[Records with drawing code]
####
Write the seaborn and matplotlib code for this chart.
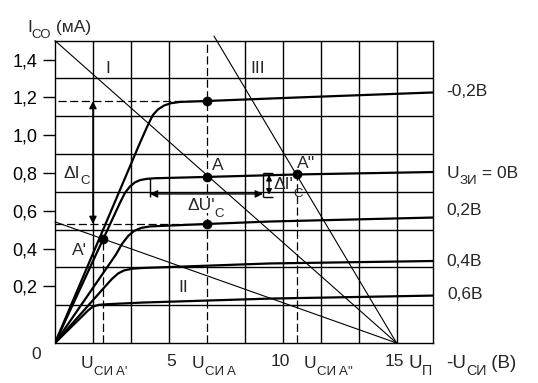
import numpy as np
import pandas as pd
import matplotlib
matplotlib.use("Agg")
import matplotlib.pyplot as plt
import seaborn as sns

# ---------------- data ----------------
# output characteristics, -U_SI (V) vs I_SO (mA, in the chart's labelled scale)
U_m02 = [0, 3.73, 4.08, 4.30, 4.52, 4.79, 5.09, 5.49, 6.68, 10.76, 16.6]
I_m02 = [-0.1, 0.959, 1.054, 1.107, 1.136, 1.157, 1.169, 1.176, 1.181, 1.200, 1.226]

U_0 = [0, 2.85, 3.07, 3.29, 3.51, 3.73, 4.04, 4.39, 6.68, 10.63, 16.6]
I_0 = [-0.1, 0.641, 0.694, 0.728, 0.750, 0.762, 0.769, 0.772, 0.779, 0.792, 0.805]

U_02 = [0, 2.68, 2.94, 3.21, 3.47, 3.78, 4.17, 6.68, 9.44, 16.6]
I_02 = [-0.1, 0.369, 0.424, 0.466, 0.493, 0.509, 0.517, 0.530, 0.543, 0.564]

U_04 = [0, 2.20, 2.50, 2.77, 3.03, 3.38, 3.82, 9.44, 16.6]
I_04 = [-0.1, 0.199, 0.239, 0.268, 0.284, 0.293, 0.297, 0.321, 0.334]

U_06 = [0, 1.45, 1.67, 1.93, 2.42, 3.82, 9.44, 16.6]
I_06 = [-0.1, 0.072, 0.093, 0.102, 0.106, 0.114, 0.135, 0.151]

curve_names = ["-0,2В", "0В", "0,2В", "0,4В", "0,6В"]

# load lines I, II, III
load_I_U = [0, 15];    load_I_I = [1.5, -0.1]
load_II_U = [0, 15];   load_II_I = [0.541, -0.1]
load_III_U = [6.98, 15]; load_III_I = [1.525, -0.1]

# marked points: top, A, bottom, A', A''
pts_U = [6.68, 6.68, 6.68, 2.12, 10.63]
pts_I = [1.181, 0.779, 0.530, 0.45, 0.792]

# increments
dU_left, dU_right, dU_level = 4.17, 9.13, 0.689
dI_top, dI_bottom = 0.802, 0.673

y_ticks = [0.2, 0.4, 0.6, 0.8, 1.0, 1.2, 1.4]
y_ticklabels = ["0,2", "0,4", "0,6", "0,8", "1,0", "1,2", "1,4"]
X_MIN, X_MAX, Y_MIN, Y_MAX = 0, 16.6, -0.1, 1.5

# ---------------- style ----------------
sns.set_style("ticks")
plt.rcParams["font.family"] = ["Liberation Sans", "DejaVu Sans"]

W, H = 538, 383
fig = plt.figure(figsize=(W / 100, H / 100), dpi=100)
ax = fig.add_axes([55 / W, (H - 343) / H, 378 / W, 302.3 / H])
ax.set_xlim(X_MIN, X_MAX)
ax.set_ylim(Y_MIN, Y_MAX)

# grid (cells of 5/3 V x 0.2 mA), the column at U_A is replaced by the dashed line
grid_x = [k * 5 / 3 for k in range(1, 10) if k != 4]
grid_y = np.arange(0.1, 1.45, 0.2)
for gx in grid_x:
    ax.axvline(gx, color="black", lw=1.0, zorder=1)
for gy in grid_y:
    ax.axhline(gy, color="black", lw=1.0, zorder=1)

# characteristic curves
frames = []
for name, u, i in zip(curve_names, [U_m02, U_0, U_02, U_04, U_06],
                      [I_m02, I_0, I_02, I_04, I_06]):
    frames.append(pd.DataFrame({"U": u, "I": i, "curve": name}))
df = pd.concat(frames, ignore_index=True)
sns.lineplot(data=df, x="U", y="I", units="curve", estimator=None, sort=False,
             color="black", lw=1.6, ax=ax, legend=False, zorder=3)

# load lines
load_df = pd.concat([
    pd.DataFrame({"U": load_I_U, "I": load_I_I, "line": "I"}),
    pd.DataFrame({"U": load_II_U, "I": load_II_I, "line": "II"}),
    pd.DataFrame({"U": load_III_U, "I": load_III_I, "line": "III"}),
], ignore_index=True)
n_before = len(ax.lines)
sns.lineplot(data=load_df, x="U", y="I", units="line", estimator=None, sort=False,
             color="black", lw=0.8, ax=ax, legend=False, zorder=2)
for ln in ax.lines[n_before:]:
    ln.set_clip_on(False)

# dashed guide lines
dash = dict(color="black", lw=0.9, linestyles=(0, (6.5, 2.8)), zorder=2)
ax.vlines(pts_U[1], Y_MIN, Y_MAX, **dash)
ax.vlines(pts_U[3], Y_MIN, pts_I[3], **dash)
ax.vlines(pts_U[4], Y_MIN, pts_I[4], **dash)
ax.hlines(pts_I[0], 0.13, pts_U[0], **dash)
ax.hlines(pts_I[2], X_MIN, pts_U[2], **dash)

# points
sns.scatterplot(x=pts_U, y=pts_I, color="black", s=42, edgecolor="black",
                ax=ax, zorder=6, legend=False)

# delta I_C arrow
arr = dict(arrowstyle="<|-|>", color="black", lw=1.0, mutation_scale=11,
           shrinkA=0, shrinkB=0)
ax.annotate("", xy=(5 / 3, pts_I[0]), xytext=(5 / 3, pts_I[2]), arrowprops=arr)
# delta U'_C construction
ax.vlines(dU_left, dI_bottom, 0.775, color="black", lw=1.0, zorder=3)
ax.vlines(dU_right, dI_bottom, dI_top, color="black", lw=1.0, zorder=3)
ax.hlines([dI_top, dI_bottom], dU_right, dU_right + 0.45, color="black", lw=1.0, zorder=3)
ax.annotate("", xy=(dU_left, dU_level), xytext=(dU_right, dU_level), arrowprops=arr)
ax.annotate("", xy=(dU_right + 0.27, dI_top - 0.012), xytext=(dU_right + 0.27, dI_bottom + 0.012),
            arrowprops=dict(arr, mutation_scale=8))

# axes styling
ax.set_xticks([])
ax.set_yticks(y_ticks)
ax.set_yticklabels(y_ticklabels)
ax.tick_params(axis="y", length=8.5, width=1.0, pad=4, labelsize=13, colors="black",
               direction="out")
for sp in ax.spines.values():
    sp.set_visible(True)
    sp.set_color("black")
    sp.set_linewidth(1.0)
ax.set_xlabel("")
ax.set_ylabel("")

# ---------------- text ----------------
fig.canvas.draw()
rend = fig.canvas.get_renderer()


def runs(xp, yp, segs, size=12.5, drop=6.5, bg=False, ratio=0.76):
    x = xp
    for text, sub in segs:
        fs = size * ratio if sub else size
        yy = yp + (drop if sub else 0)
        kw = {}
        if bg:
            kw["bbox"] = dict(facecolor="white", edgecolor="none", pad=0.3)
        t = fig.text(x / W, 1 - yy / H, text, fontsize=fs, ha="left", va="baseline", **kw)
        bb = t.get_window_extent(renderer=rend)
        x = bb.x1
    return x


def ctext(xp, yp, text, size=12.5):
    fig.text(xp / W, 1 - yp / H, text, fontsize=size, ha="center", va="baseline")


# axis titles
runs(27, 32, [("I", False), ("СО", True), (" (мА)", False)], size=12.5, drop=6)
ctext(36, 359, "0")
runs(81, 368, [("U", False), ("СИ A'", True)], drop=7)
ctext(171, 366, "5")
runs(192, 368, [("U", False), ("СИ A", True)], drop=7)
ctext(280, 366, "10")
runs(304, 368, [("U", False), ("СИ A''", True)], drop=7)
ctext(394, 366, "15")
runs(408, 368, [("U", False), ("П", True)], size=13.5, drop=7)
runs(446, 368, [("-U", False), ("СИ", True), (" (В)", False)], size=13.5, drop=7)

# curve labels
runs(446, 96, [("-0,2В", False)])
runs(447, 177.5, [("U", False), ("ЗИ", True), (" = 0В", False)], drop=6)
runs(446, 215, [("0,2В", False)])
runs(446, 265.5, [("0,4В", False)])
runs(447, 299, [("0,6В", False)])

# load line labels
ctext(108, 73, "I")
ctext(258, 73, "III")
ctext(183, 292, "II")

# point labels
runs(212, 170, [("A", False)])
runs(297, 168, [("A''", False)])
runs(72, 255, [("A'", False)])

# increments
runs(64, 178, [("ΔI", False), ("C", True)], drop=6)
runs(187, 210, [("ΔU'", False), ("C", True)], drop=7, bg=True)
runs(273, 189, [("ΔI'", False), ("C", True)], drop=8)

fig.savefig("out.png", dpi=100)
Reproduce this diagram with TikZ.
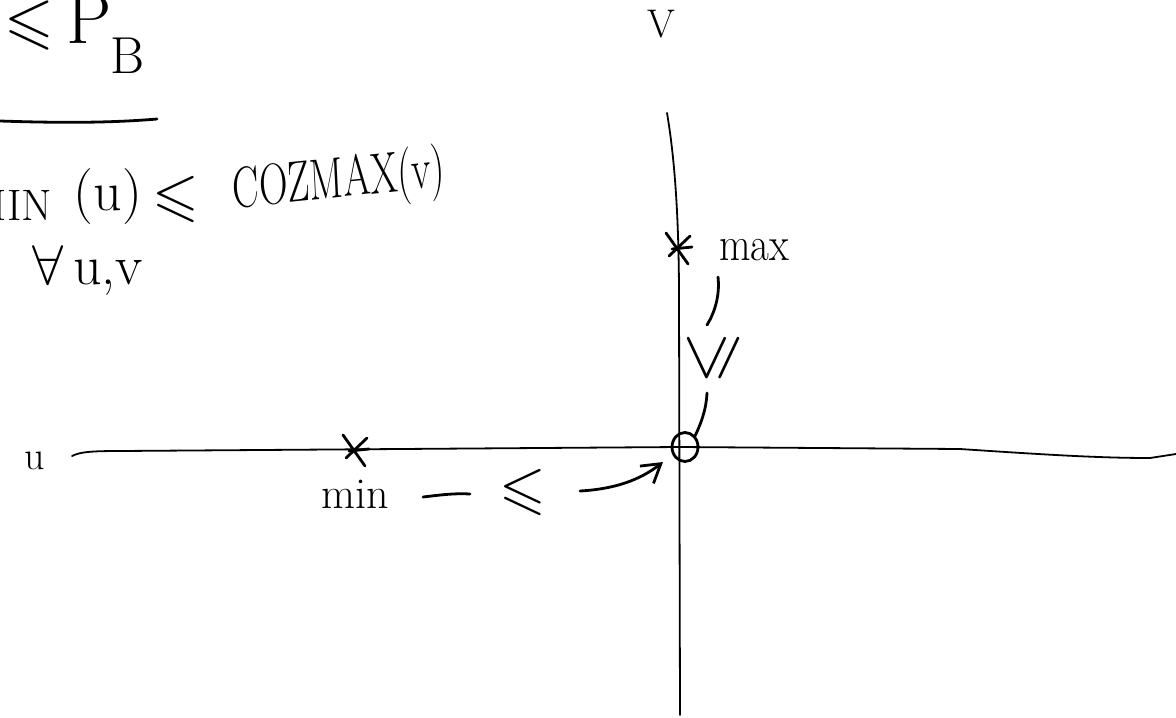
\RequirePackage{fix-cm}
\documentclass[tikz,border=0pt]{standalone}
\usepackage{amssymb}
\usetikzlibrary{arrows.meta,shapes.geometric}
\begin{document}
\begin{tikzpicture}[x=0.5pt,y=-0.5pt,
  pen/.style={line width=1.4pt, line cap=round, line join=round},
  axisline/.style={line width=0.9pt, line cap=round},
  hand/.style={inner sep=0pt, outer sep=0pt},
  xstar/.pic={
    \draw[pen] (-12,-15) -- (10,16);
    \draw[pen] (12,-12) -- (-9,8);
    \draw[pen] (-6,1) -- (14,-1);
  }]
\useasboundingbox (0,0) rectangle (1176,717);
\begin{scope}
\clip (0,0) rectangle (1176,717);
% top-left heading
\node[hand, font=\fontsize{32}{34}\selectfont] (le1) at (29,26) {$\leqslant$};
\node[hand, anchor=base west, font=\fontsize{36}{40}\selectfont] (pp) at (66,44) {P};
\node[hand, font=\fontsize{26}{28}\selectfont] (bb) at (128,56) {B};
\coordinate (rulel) at (0,121);
\coordinate (ruler) at (157,119);
\draw[pen] (rulel) .. controls (60,123) and (110,123) .. (ruler);
% formula
\node[hand, anchor=base east, font=\fontsize{22}{24}\selectfont] (minf) at (52,220) {MIN};
\node[hand, font=\fontsize{28}{30}\selectfont] (uarg) at (108,197) {(u)};
\node[hand, font=\fontsize{30}{32}\selectfont] (le2) at (176,199) {$\leqslant$};
\node[hand, font=\fontsize{29}{31}\selectfont, xscale=0.68, rotate=4] (coz) at (339,183) {COZMAX(v)};
\node[hand, font=\fontsize{28}{30}\selectfont] (forall) at (88,270) {$\forall$\,u,v};
% axes
\node[hand, font=\fontsize{20}{22}\selectfont] (vlab) at (661,24) {V};
\node[hand, font=\fontsize{20}{22}\selectfont] (ulab) at (35,461) {u};
\coordinate (vtop) at (667,113);
\coordinate (vmid) at (679,300);
\coordinate (vbot) at (680,715);
\draw[axisline] (vtop) .. controls (675,160) and (679,220) .. (vmid) -- (vbot);
\coordinate (hleft) at (72,456);
\coordinate (hmid) at (680,447);
\coordinate (hright) at (1176,454);
\draw[axisline] (hleft) .. controls (80,452) and (90,451) .. (120,451) -- (hmid)
  -- (960,449) .. controls (1050,455) and (1100,458) .. (1150,458) -- (hright);
% origin
\node[draw, ellipse, pen, minimum width=13pt, minimum height=14.5pt, inner sep=0pt] (orig) at (685,447) {};
% min side
\pic at (355,450) {xstar};
\node[hand, font=\fontsize{22}{24}\selectfont] (minl) at (355,494) {min};
\coordinate (dasha) at (423,497);
\coordinate (dashb) at (470,494);
\draw[pen] (dasha) .. controls (440,495) and (455,493) .. (dashb);
\node[hand, font=\fontsize{30}{32}\selectfont] (le3) at (523,492) {$\leqslant$};
\coordinate (arra) at (580,491);
\coordinate (arrb) at (663,462);
\draw[pen, -{Straight Barb[length=9pt,width=11pt]}] (arra) .. controls (615,489) and (640,480) .. (arrb);
% max side
\begin{scope}[scale=0.6]
\pic at ({678/0.6},{248/0.6}) {xstar};
\end{scope}
\node[hand, font=\fontsize{24}{26}\selectfont, xscale=0.85] (maxl) at (754,250) {max};
\node[hand, font=\fontsize{34}{36}\selectfont, rotate=90] (le4) at (713,358) {$\leqslant$};
\coordinate (c1a) at (718,277);
\coordinate (c1b) at (707,325);
\draw[pen] (c1a) .. controls (720,295) and (715,312) .. (c1b);
\coordinate (c2a) at (707,393);
\draw[pen] (c2a) .. controls (706,412) and (700,425) .. (orig.north east);
\end{scope}
\end{tikzpicture}
\end{document}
####
◆ Problem statement ◆
Pictures are excluded; extract exactly the lines from the start of the data through the line that holds "import seaborn as sns", both ends included.

◆ Task response ◆
Write the seaborn and matplotlib code for this chart.
import numpy as np
import pandas as pd
import matplotlib
matplotlib.use("Agg")
import matplotlib.pyplot as plt
import seaborn as sns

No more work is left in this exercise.